(Rows from a dataset of charts and code)
= = = = =

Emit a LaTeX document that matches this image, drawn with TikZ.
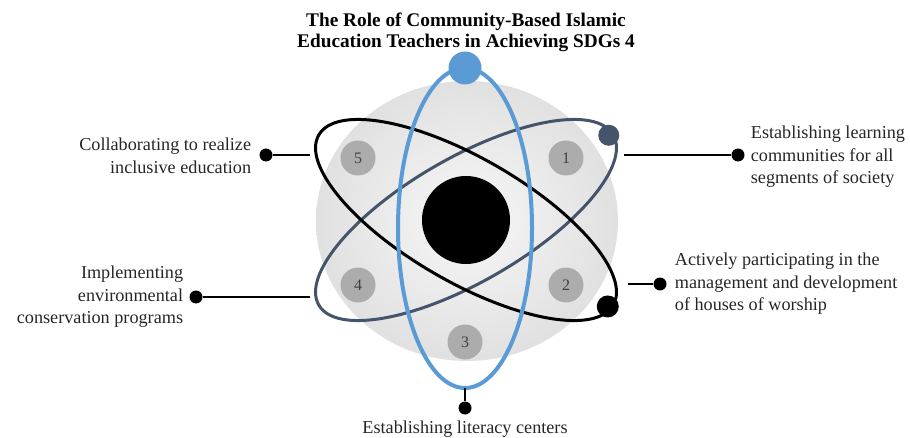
\documentclass[tikz,border=0pt]{standalone}
\usepackage{fontspec}
\setmainfont{Liberation Serif}
\usetikzlibrary{positioning,calc}
\definecolor{atomblue}{RGB}{91,155,213}
\definecolor{slate}{RGB}{68,84,106}
\definecolor{numgray}{RGB}{172,172,172}

\begin{document}
\begin{tikzpicture}[x=1pt,y=1pt,
    num/.style={circle,fill=numgray,minimum size=35pt,inner sep=0pt,text=black!75,
        font=\fontsize{16}{16}\selectfont},
    pin/.style={circle,fill=black,minimum size=13pt,inner sep=0pt},
    lbl/.style={inner sep=2pt,text=black!85,font=\fontsize{18.2}{22.5}\selectfont},
    link/.style={line width=2.5pt}]
    \useasboundingbox (0,0) rectangle (910,437);
    % grey disc behind the atom
    \shade[inner color=gray!6,outer color=gray!24] (467,216) ellipse [x radius=151,y radius=140];
    % tilted orbits
    \begin{scope}[shift={(466,217)},rotate=30]
        \draw[slate,line width=3pt] (0,0) ellipse [x radius=170,y radius=62];
        \node[circle,fill=slate,minimum size=21pt,inner sep=0pt] (sdot) at (166,2) {};
    \end{scope}
    \begin{scope}[shift={(466,217)},rotate=-30]
        \draw[line width=3pt] (0,0) ellipse [x radius=170,y radius=62];
        \node[circle,fill=black,minimum size=22pt,inner sep=0pt] (kdot) at (166,-4) {};
    \end{scope}
    \draw[atomblue,line width=4pt] (465,209) ellipse [x radius=67,y radius=160];
    \node[circle,fill=atomblue,minimum size=33pt,inner sep=0pt] (bdot) at (465,369) {};
    \node[circle,fill=black,minimum size=88pt,inner sep=0pt] (core) at (466,217) {};

    \node[font=\bfseries\fontsize{19.3}{21}\selectfont,align=center] (title) at (466,405)
        {The Role of Community-Based Islamic\\Education Teachers in Achieving SDGs 4};

    % numbered points
    \node[num] (n1) at (566,279) {1};
    \node[num] (n2) at (566,152) {2};
    \node[num] (n3) at (465,95) {3};
    \node[num] (n4) at (358,152) {4};
    \node[num] (n5) at (358,279) {5};

    % 1
    \coordinate (c1) at (624,282);
    \node[pin] (p1) at (738,282) {};
    \draw[link] (c1) -- (p1);
    \node[lbl,align=left,right=4pt of p1,yshift=-2pt] (t1)
        {Establishing learning\\communities for all\\segments of society};
    % 2
    \coordinate (c2) at (628,153);
    \node[pin] (p2) at (660,153) {};
    \draw[link] (c2) -- (p2);
    \node[lbl,align=left,right=6pt of p2] (t2)
        {Actively participating in the\\management and development\\of houses of worship};
    % 3
    \coordinate (c3) at (465,49);
    \node[pin] (p3) at (465,29) {};
    \draw[link] (c3) -- (p3);
    \node[lbl,anchor=base] (t3) at (465,4) {Establishing literacy centers};
    % 4
    \coordinate (c4) at (310,140);
    \node[pin] (p4) at (196,140) {};
    \draw[link] (c4) -- (p4);
    \node[lbl,align=right,left=4pt of p4] (t4)
        {Implementing\\environmental\\conservation programs};
    % 5
    \coordinate (c5) at (310,282);
    \node[pin] (p5) at (266,282) {};
    \draw[link] (c5) -- (p5);
    \node[lbl,align=right,left=6pt of p5,yshift=-1pt] (t5)
        {Collaborating to realize\\inclusive education};
\end{tikzpicture}
\end{document}
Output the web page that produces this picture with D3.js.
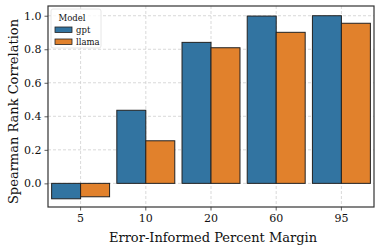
<!DOCTYPE html>
<html><head><meta charset="utf-8">
<script src="https://cdn.jsdelivr.net/npm/d3@7"></script>
<style>body{margin:0;background:#fff;} svg{display:block;font-family:"DejaVu Serif",serif;}</style>
</head><body>
<script>
const categories = ["5", "10", "20", "60", "95"];
const models = ["gpt", "llama"];
const gptValues = [-0.092, 0.436, 0.841, 0.998, 1.0];
const llamaValues = [-0.08, 0.254, 0.809, 0.901, 0.955];
const yTicks = [0.0, 0.2, 0.4, 0.6, 0.8, 1.0];
const colors = {gpt: "#3274a1", llama: "#e1812c"};

const W = 381, H = 249;
const m = {left: 48, right: 7, top: 6, bottom: 42};
const svg = d3.select("body").append("svg").attr("width", W).attr("height", H);
const x = d3.scaleBand().domain(categories).range([m.left, W - m.right]).paddingInner(0).paddingOuter(0);
const y = d3.scaleLinear().domain([-0.141, 1.058]).range([H - m.bottom, m.top]);
const inner = d3.scaleBand().domain(models).range([0, x.bandwidth()]).paddingOuter(0.125).paddingInner(0);

const g = svg.append("g");
// grid
g.selectAll(".gy").data(yTicks).join("line")
  .attr("x1", m.left).attr("x2", W - m.right)
  .attr("y1", d => y(d)).attr("y2", d => y(d))
  .attr("stroke", "#cfcfcf").attr("stroke-width", 0.8).attr("stroke-dasharray", "3,2");
g.selectAll(".gx").data(categories).join("line")
  .attr("x1", d => x(d) + x.bandwidth()/2).attr("x2", d => x(d) + x.bandwidth()/2)
  .attr("y1", m.top).attr("y2", H - m.bottom)
  .attr("stroke", "#cfcfcf").attr("stroke-width", 0.8).attr("stroke-dasharray", "3,2");

const data = [];
categories.forEach((c, i) => {
  data.push({c, mdl: "gpt", v: gptValues[i]});
  data.push({c, mdl: "llama", v: llamaValues[i]});
});
g.selectAll(".bar").data(data).join("rect")
  .attr("x", d => x(d.c) + inner(d.mdl))
  .attr("width", inner.bandwidth())
  .attr("y", d => y(Math.max(0, d.v)))
  .attr("height", d => Math.abs(y(d.v) - y(0)))
  .attr("fill", d => colors[d.mdl])
  .attr("stroke", "#222").attr("stroke-width", 1);

// axes
const xAxis = d3.axisBottom(x).tickSize(3.5).tickPadding(3.5);
const yAxis = d3.axisLeft(y).tickValues(yTicks).tickFormat(d3.format(".1f")).tickSize(3.5).tickPadding(3);
const gx = svg.append("g").attr("transform", `translate(0,${H - m.bottom})`).call(xAxis);
const gy = svg.append("g").attr("transform", `translate(${m.left},0)`).call(yAxis);
[gx, gy].forEach(a => {
  a.select(".domain").remove();
  a.selectAll("text").attr("font-family", "DejaVu Serif").attr("font-size", 11).attr("fill", "#111");
  a.selectAll("line").attr("stroke", "#333").attr("stroke-width", 0.8);
});
// frame
svg.append("rect").attr("x", m.left).attr("y", m.top)
  .attr("width", W - m.left - m.right).attr("height", H - m.top - m.bottom)
  .attr("fill", "none").attr("stroke", "#333").attr("stroke-width", 1.2);

svg.append("text").attr("x", (m.left + W - m.right)/2 + 2).attr("y", 241.5)
  .attr("text-anchor", "middle").attr("font-size", 13).attr("fill", "#111")
  .text("Error-Informed Percent Margin");
svg.append("text").attr("transform", `translate(18,${(m.top + H - m.bottom)/2 + 5}) rotate(-90)`)
  .attr("text-anchor", "middle").attr("font-size", 13).attr("fill", "#111")
  .text("Spearman Rank Correlation");

// legend
const lg = svg.append("g");
lg.append("rect").attr("x", 51).attr("y", 9).attr("width", 50).attr("height", 39)
  .attr("fill", "#fff").attr("fill-opacity", 0.8).attr("stroke", "#e0e0e0").attr("stroke-width", 0.8).attr("rx", 2);
lg.append("text").attr("x", 72).attr("y", 20.5).attr("text-anchor", "middle").attr("font-size", 8.5).attr("fill", "#111").text("Model");
models.forEach((mdl, i) => {
  lg.append("rect").attr("x", 55).attr("y", 27 + i * 12).attr("width", 17).attr("height", 5.5)
    .attr("fill", colors[mdl]).attr("stroke", "#222").attr("stroke-width", 0.8);
  lg.append("text").attr("x", 76).attr("y", 33 + i * 12).attr("font-size", 8.5).attr("fill", "#111").text(mdl);
});
</script>
</body></html>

= = = = =

* AIM OF THE EXERCISE
Everything from the first line of the records through the line containing "size=88pt,inner sep=0pt] (core)" should be reproduced exactly, apart from the pictures.

* RESULT FOR THIS TASK
Emit a LaTeX document that matches this image, drawn with TikZ.
\documentclass[tikz,border=0pt]{standalone}
\usepackage{fontspec}
\setmainfont{Liberation Serif}
\usetikzlibrary{positioning,calc}
\definecolor{atomblue}{RGB}{91,155,213}
\definecolor{slate}{RGB}{68,84,106}
\definecolor{numgray}{RGB}{172,172,172}

\begin{document}
\begin{tikzpicture}[x=1pt,y=1pt,
    num/.style={circle,fill=numgray,minimum size=35pt,inner sep=0pt,text=black!75,
        font=\fontsize{16}{16}\selectfont},
    pin/.style={circle,fill=black,minimum size=13pt,inner sep=0pt},
    lbl/.style={inner sep=2pt,text=black!85,font=\fontsize{18.2}{22.5}\selectfont},
    link/.style={line width=2.5pt}]
    \useasboundingbox (0,0) rectangle (910,437);
    % grey disc behind the atom
    \shade[inner color=gray!6,outer color=gray!24] (467,216) ellipse [x radius=151,y radius=140];
    % tilted orbits
    \begin{scope}[shift={(466,217)},rotate=30]
        \draw[slate,line width=3pt] (0,0) ellipse [x radius=170,y radius=62];
        \node[circle,fill=slate,minimum size=21pt,inner sep=0pt] (sdot) at (166,2) {};
    \end{scope}
    \begin{scope}[shift={(466,217)},rotate=-30]
        \draw[line width=3pt] (0,0) ellipse [x radius=170,y radius=62];
        \node[circle,fill=black,minimum size=22pt,inner sep=0pt] (kdot) at (166,-4) {};
    \end{scope}
    \draw[atomblue,line width=4pt] (465,209) ellipse [x radius=67,y radius=160];
    \node[circle,fill=atomblue,minimum size=33pt,inner sep=0pt] (bdot) at (465,369) {};
    \node[circle,fill=black,minimum size=88pt,inner sep=0pt] (core) at (466,217) {};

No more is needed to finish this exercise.